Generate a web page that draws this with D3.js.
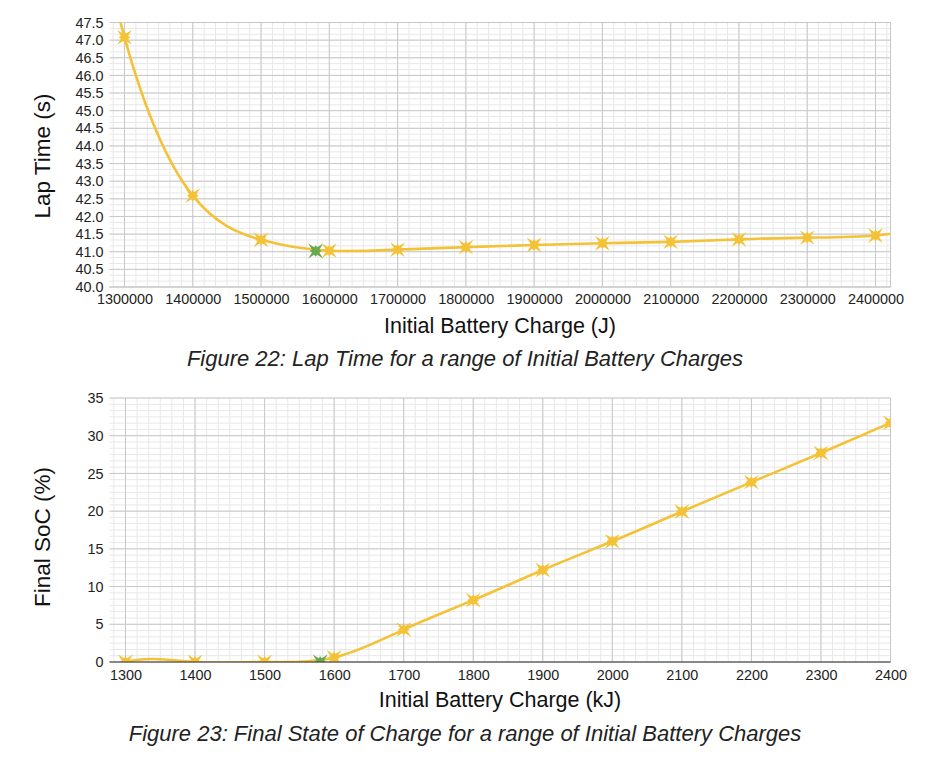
<!DOCTYPE html>
<html>
<head>
<meta charset="utf-8">
<script src="https://cdn.jsdelivr.net/npm/d3@7"></script>
<style>
  html, body { margin: 0; padding: 0; background: #fff; }
  svg { display: block; font-family: "Liberation Sans", Arial, sans-serif; }
</style>
</head>
<body>
<svg id="chart" width="928" height="757"></svg>
<script>
// ---------- Data: Figure 22 (Lap Time) ----------
// first and last points lie outside the visible axis range (curve continues off-plot)
const lapCharge = [1200000, 1300000, 1400000, 1500000, 1600000, 1700000, 1800000, 1900000, 2000000, 2100000, 2200000, 2300000, 2400000, 2500000];
const lapTime   = [56.0,    47.08,   42.59,   41.34,   41.03,   41.06,   41.13,   41.19,   41.24,   41.28,   41.35,   41.40,   41.46,   41.75];
const lapOptCharge = [1580000];
const lapOptTime   = [41.02];
const lapXTicks = [1300000, 1400000, 1500000, 1600000, 1700000, 1800000, 1900000, 2000000, 2100000, 2200000, 2300000, 2400000];
const lapYTicks = [40.0, 40.5, 41.0, 41.5, 42.0, 42.5, 43.0, 43.5, 44.0, 44.5, 45.0, 45.5, 46.0, 46.5, 47.0, 47.5];

// ---------- Data: Figure 23 (Final SoC) ----------
// first point lies outside the visible range (below 0, left of axis start)
const socCharge = [1200, 1300, 1400, 1500, 1600, 1700, 1800, 1900, 2000, 2100, 2200, 2300, 2400];
const socValue  = [-5,   0,    0,    0,    0.6,  4.3,  8.2,  12.2, 16.0, 19.95, 23.85, 27.7, 31.7];
const socOptCharge = [1580];
const socOptValue  = [0];
const socXTicks = [1300, 1400, 1500, 1600, 1700, 1800, 1900, 2000, 2100, 2200, 2300, 2400];
const socYTicks = [0, 5, 10, 15, 20, 25, 30, 35];

const YELLOW = "#f4c236";
const GREEN = "#6aa84f";
const MAJOR = "#c8c8c8";
const MINOR = "#e8e8e8";

const svg = d3.select("#chart");

function starPath(R) {
  const pts = [];
  for (let i = 0; i < 16; i++) {
    const a = i * Math.PI / 8 - Math.PI / 2;
    let r;
    if (i % 2 === 1) r = R * 0.38;
    else if ((i / 2) % 2 === 1) r = R;       // diagonals
    else r = R * 0.55;                         // axial
    pts.push([Math.cos(a) * r, Math.sin(a) * r]);
  }
  return "M" + pts.map(p => p[0].toFixed(2) + "," + p[1].toFixed(2)).join("L") + "Z";
}

function drawChart(cfg) {
  const g = svg.append("g");
  const x = d3.scaleLinear().domain(cfg.xDomain).range([cfg.left, cfg.right]);
  const y = d3.scaleLinear().domain(cfg.yDomain).range([cfg.bottom, cfg.top]);

  // minor grid
  const xMinor = [];
  for (let v = cfg.xTicks[0] - cfg.xMinorStep * 6; v <= cfg.xDomain[1] + 1e-9; v += cfg.xMinorStep) {
    if (v >= cfg.xDomain[0] - 1e-9) xMinor.push(v);
  }
  const yMinor = [];
  for (let v = cfg.yDomain[0]; v <= cfg.yDomain[1] + 1e-9; v += cfg.yMinorStep) yMinor.push(v);

  g.append("g").selectAll("line").data(xMinor).join("line")
    .attr("x1", d => x(d)).attr("x2", d => x(d))
    .attr("y1", cfg.top).attr("y2", cfg.bottom)
    .attr("stroke", MINOR).attr("stroke-width", 1);
  g.append("g").selectAll("line").data(yMinor).join("line")
    .attr("x1", cfg.left).attr("x2", cfg.right)
    .attr("y1", d => y(d)).attr("y2", d => y(d))
    .attr("stroke", MINOR).attr("stroke-width", 1);

  // major grid
  g.append("g").selectAll("line").data(cfg.xTicks).join("line")
    .attr("x1", d => x(d)).attr("x2", d => x(d))
    .attr("y1", cfg.top).attr("y2", cfg.bottom)
    .attr("stroke", MAJOR).attr("stroke-width", 1);
  g.append("g").selectAll("line").data(cfg.yTicks).join("line")
    .attr("x1", cfg.left).attr("x2", cfg.right)
    .attr("y1", d => y(d)).attr("y2", d => y(d))
    .attr("stroke", MAJOR).attr("stroke-width", 1);

  // right border
  g.append("line").attr("x1", cfg.right).attr("x2", cfg.right)
    .attr("y1", cfg.top).attr("y2", cfg.bottom)
    .attr("stroke", MAJOR).attr("stroke-width", 1);

  // tick labels using d3 axes
  const xAxis = d3.axisBottom(x).tickValues(cfg.xTicks).tickSize(0).tickPadding(cfg.xPad)
    .tickFormat(cfg.xFmt);
  const ax = g.append("g").attr("transform", `translate(0,${cfg.bottom})`).call(xAxis);
  ax.select(".domain").remove();
  ax.selectAll("text").attr("font-size", 14.4).attr("fill", "#222")
    .attr("font-family", "Liberation Sans, Arial, sans-serif");

  const yAxis = d3.axisLeft(y).tickValues(cfg.yTicks).tickSize(0).tickPadding(cfg.yPad)
    .tickFormat(cfg.yFmt);
  const ay = g.append("g").attr("transform", `translate(${cfg.left},0)`).call(yAxis);
  ay.select(".domain").remove();
  ay.selectAll("text").attr("font-size", 14.4).attr("fill", "#222")
    .attr("font-family", "Liberation Sans, Arial, sans-serif");

  // clip
  const clipId = "clip" + cfg.id;
  svg.append("defs").append("clipPath").attr("id", clipId)
    .append("rect").attr("x", cfg.left).attr("y", cfg.top)
    .attr("width", cfg.right - cfg.left).attr("height", cfg.bottom - cfg.top);

  const plot = g.append("g").attr("clip-path", `url(#${clipId})`);
  const pts = cfg.xs.map((v, i) => [v, cfg.ys[i]]);
  const line = d3.line().x(d => x(d[0])).y(d => y(d[1])).curve(d3.curveNatural);
  plot.append("path").attr("d", line(pts))
    .attr("fill", "none").attr("stroke", YELLOW).attr("stroke-width", 2.6);

  const sp = starPath(10.5);
  plot.append("g").selectAll("path").data(pts).join("path")
    .attr("d", sp).attr("transform", d => `translate(${x(d[0])},${y(d[1])})`)
    .attr("fill", YELLOW);
  const opt = cfg.optX.map((v, i) => [v, cfg.optY[i]]);
  plot.append("g").selectAll("path").data(opt).join("path")
    .attr("d", sp).attr("transform", d => `translate(${x(d[0])},${y(d[1])})`)
    .attr("fill", GREEN);

  // bottom axis line (drawn over the plot)
  g.append("line").attr("x1", cfg.left).attr("x2", cfg.right)
    .attr("y1", cfg.bottom).attr("y2", cfg.bottom)
    .attr("stroke", cfg.axisColor).attr("stroke-width", cfg.axisWidth);

  // axis titles
  g.append("text").attr("x", (cfg.left + cfg.right) / 2).attr("y", cfg.xTitleY)
    .attr("text-anchor", "middle").attr("font-size", 21.5).attr("fill", "#111")
    .text(cfg.xTitle);
  g.append("text")
    .attr("transform", `translate(${cfg.yTitleX},${cfg.yTitleCY}) rotate(-90)`)
    .attr("text-anchor", "middle").attr("font-size", 22.5).attr("fill", "#111")
    .text(cfg.yTitle);
  g.append("text").attr("x", 465).attr("y", cfg.capY)
    .attr("text-anchor", "middle").attr("font-size", 22).attr("font-style", "italic")
    .attr("fill", "#222").text(cfg.caption);
}

drawChart({
  id: "a",
  left: 109.5, right: 890.5, top: 22.5, bottom: 287,
  xDomain: [1278000, 2422000], yDomain: [40, 47.5],
  xTicks: lapXTicks, yTicks: lapYTicks,
  xMinorStep: 100000 / 6, yMinorStep: 0.5 / 3,
  xFmt: d3.format("d"), yFmt: d3.format(".1f"),
  xPad: 7, yPad: 6,
  axisColor: MAJOR, axisWidth: 1,
  xs: lapCharge, ys: lapTime, optX: lapOptCharge, optY: lapOptTime,
  xTitle: "Initial Battery Charge (J)", xTitleY: 333,
  yTitle: "Lap Time (s)", yTitleX: 50, yTitleCY: 156,
  caption: "Figure 22: Lap Time for a range of Initial Battery Charges", capY: 366
});

drawChart({
  id: "b",
  left: 109.5, right: 890.5, top: 398, bottom: 662,
  xDomain: [1277, 2400], yDomain: [0, 35],
  xTicks: socXTicks, yTicks: socYTicks,
  xMinorStep: 100 / 6, yMinorStep: 5 / 6,
  xFmt: d3.format("d"), yFmt: d3.format("d"),
  xPad: 8, yPad: 6,
  axisColor: "#333", axisWidth: 1.2,
  xs: socCharge, ys: socValue, optX: socOptCharge, optY: socOptValue,
  xTitle: "Initial Battery Charge (kJ)", xTitleY: 707,
  yTitle: "Final SoC (%)", yTitleX: 50, yTitleCY: 537,
  caption: "Figure 23: Final State of Charge for a range of Initial Battery Charges", capY: 741
});
</script>
</body>
</html>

— EXERCISE TASK —
Quote, please, every line of the material above from its start through the line that has "46.5, 47.0, 47.5];", reproducing the words exactly and dropping any images.

— EXERCISE OUTPUT —
Generate a web page that draws this with D3.js.
<!DOCTYPE html>
<html>
<head>
<meta charset="utf-8">
<script src="https://cdn.jsdelivr.net/npm/d3@7"></script>
<style>
  html, body { margin: 0; padding: 0; background: #fff; }
  svg { display: block; font-family: "Liberation Sans", Arial, sans-serif; }
</style>
</head>
<body>
<svg id="chart" width="928" height="757"></svg>
<script>
// ---------- Data: Figure 22 (Lap Time) ----------
// first and last points lie outside the visible axis range (curve continues off-plot)
const lapCharge = [1200000, 1300000, 1400000, 1500000, 1600000, 1700000, 1800000, 1900000, 2000000, 2100000, 2200000, 2300000, 2400000, 2500000];
const lapTime   = [56.0,    47.08,   42.59,   41.34,   41.03,   41.06,   41.13,   41.19,   41.24,   41.28,   41.35,   41.40,   41.46,   41.75];
const lapOptCharge = [1580000];
const lapOptTime   = [41.02];
const lapXTicks = [1300000, 1400000, 1500000, 1600000, 1700000, 1800000, 1900000, 2000000, 2100000, 2200000, 2300000, 2400000];
const lapYTicks = [40.0, 40.5, 41.0, 41.5, 42.0, 42.5, 43.0, 43.5, 44.0, 44.5, 45.0, 45.5, 46.0, 46.5, 47.0, 47.5];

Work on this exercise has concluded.